What started as an effort to motivate students has turned into a program helping hundreds of youths reach their potential.
The practice pad is nothing special. It’s a small chunk of field turf surrounded by cement. The goal sits on one end, its nets holding on with whatever threads it has left. Every time someone flicks their wrist and the ball hits the back of the net, one more thread let’s go. High passes cause the ball to land on the road adjacent to the pad. Coaches yell at players to let the ball be. Don’t want anyone to get hit by the cars as they stream by.
It’s not some state of the art facility, but to Ralph Nelson, that doesn’t matter. All he needs is a place where he can play a sport he never knew he’d fall in love with: lacrosse.
How Do I Reach These Kids?
In 2008, Simon Cataldo was trying to solve an issue that every teacher faces: how do I connect with my kids? Then the special education teacher at Frederick Douglass Academy I in Harlem, New York had an epiphany his second year on the job.
He could use lacrosse as a way to inspire, motivate and encourage his kids.
“It started out with a special education teacher trying to find something that would engage with his kids and it really took off from there,” said Adrian Heneveld, program director at Young Achievers Science and Math Pilot School, the Boston branch of Harlem Lacrosse.
“Part of the appeal of lacrosse is that lacrosse isn’t a sport that’s traditionally played in the inner cities, so when colleges or boarding schools are looking at athletes they want to bring into their schools, a lot of these lacrosse players are these white, upper class families,” Eliza Halmo, program director at TechBoston Academy Girls, said. “Why shouldn’t inner city kids be able to play lacrosse?”
Stay True to What Got You Here
In less than 10 years, the program that started with 11 kids has grown to four cities, with a fifth to open in the fall, and 361 total students enrolled in the program.
Even as the program has grown, it still holds to the ideas that caused Cataldo to introduce lacrosse in the first place. Of the 361 students, 96.4 percent qualify for free and reduced lunch, and 27.5 percent receive special education services.
“We recruit a lot of students, we recruit any and every student whether they have played sports or not, whether they are the lowest academically or the highest academically,” Heneveld said. “But we really focus on the kids who need something to be there to fit in socially or a hook to start improving academically.”
The needs of their students are what drive program directors like Heneveld and Halmo to be even more visible and intertwined with their students. They have to be the glue that keeps their students on the track.
“They’re in school all day with the kids, they provide academic and behavioral support,” Halmo explained. “They’re the head coach of the lacrosse team, they’re planning and executing study hall and practice plans and then scheduling community engagement trips, so they’re fully immersed into different aspects of the kids’ lives.”

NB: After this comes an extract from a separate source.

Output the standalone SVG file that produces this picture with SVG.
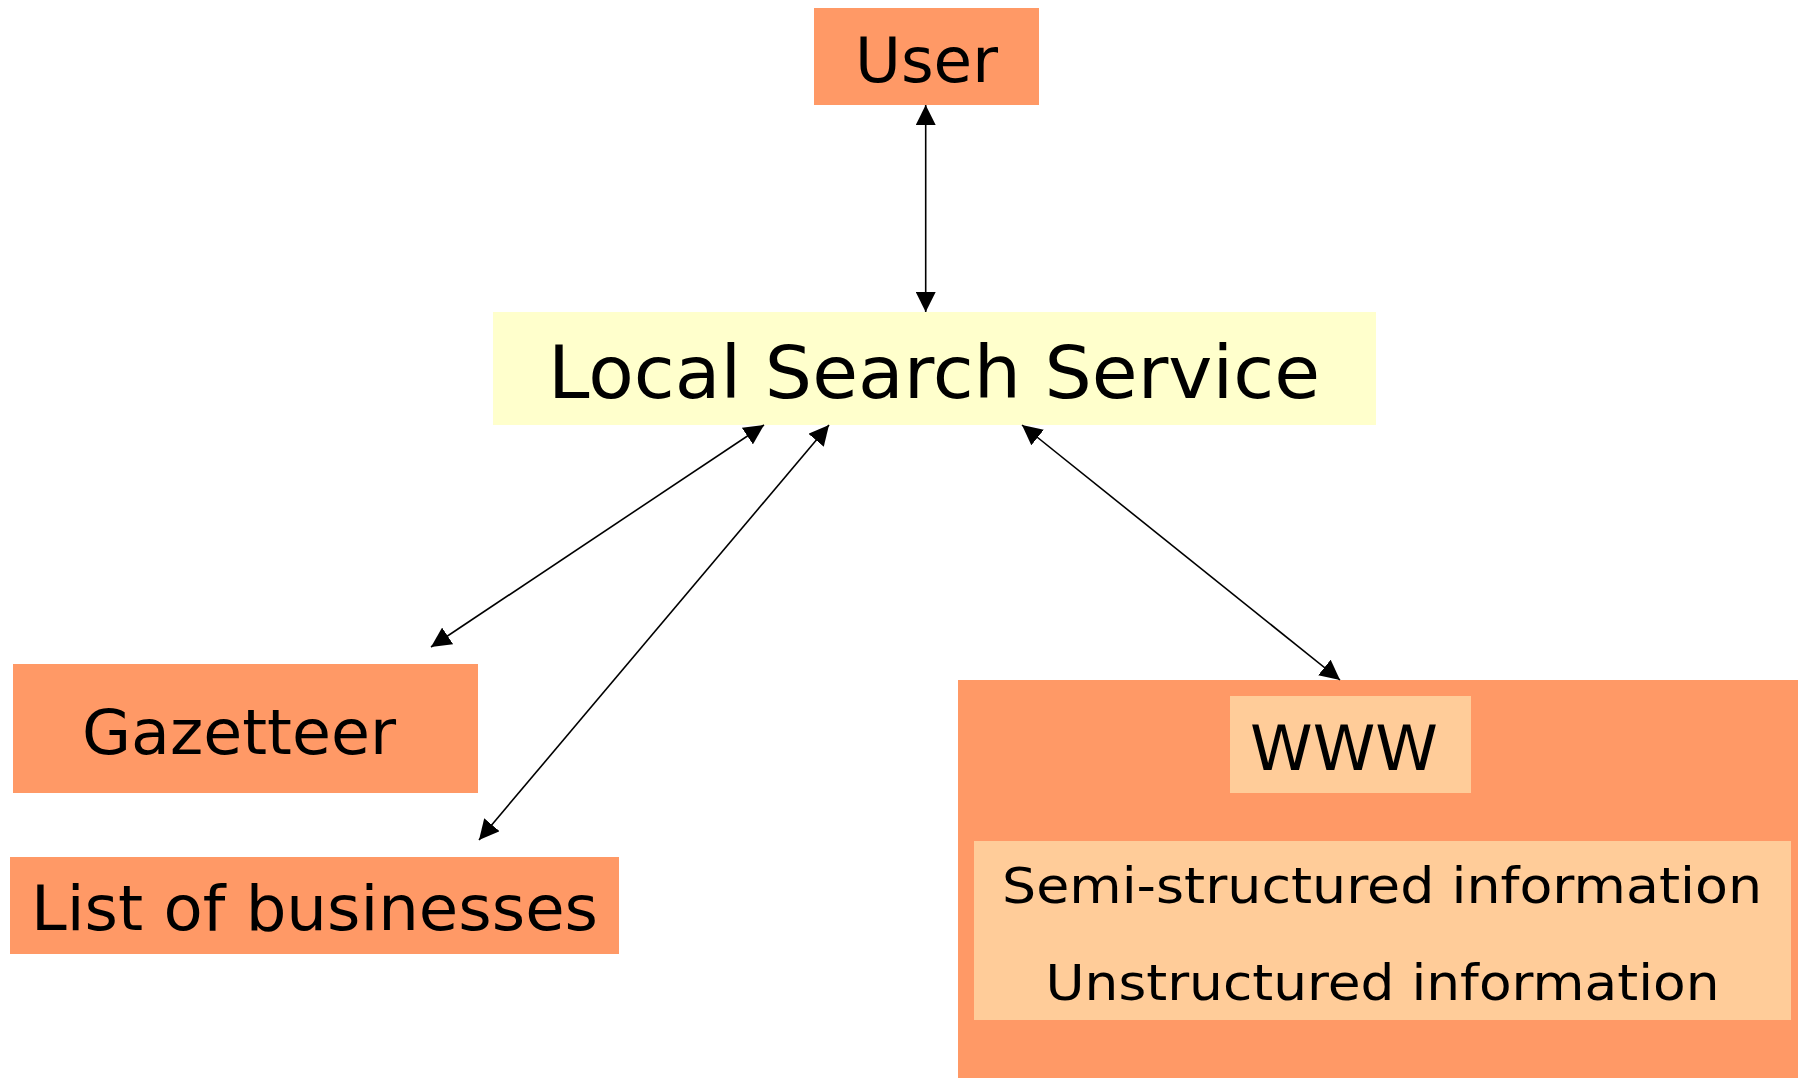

“We preach that we focus on them as people, as students and then as lacrosse players,” Heneveld said. “We back that up with how we spend our time. We’re able to be full time in the school year round so we still see them in the summers. We focus on classroom, so we can go into classrooms and work with them out of the classroom based on what the teachers want.”
Teach Someone to Fish, and Feed Them for a Lifetime
Heneveld explained it best when he said “We call ourselves a middle school intervention program.” For many boys and girls, ages 12-14 are among the most formative years of their life. Harlem Lacrosse focuses their programs to that age range in order to have the biggest impact on their students.
“We spend a lot of that time talking to them academically and talking to them about their character and them growing as people. After school we can focus on the lacrosse piece,” Heneveld said.
That focus has lead to incredible results for those that go through the programs. Harlem Lacrosse alumni have a dropout rate of 2.5 percent, which is 7 percent lower than the average.
Harlem Lacrosse alumni have gone on to attend Bates College, Colby College, Connecticut College, Gettysburg College, Haverford College, Hobart College, Tufts University, the University of Virginia, and the U.S. Military Academy at West Point.
“As middle school students, they have a lot of life in front of them, so we’re trying to give them opportunities along the way that will set them up to have a path that they determine themself,” Heneveld said.
The sky is a beautiful shade of blue today. Normally, Nelson wouldn’t be looking at it, but he is now. As the ringing in his ears quiets down, he slowly begins to remember what happened. He wasn’t paying attention to the other players, he was more focused on the ball. That opened the window, and any time a 13-year-old can light up someone else, they’re going to take it.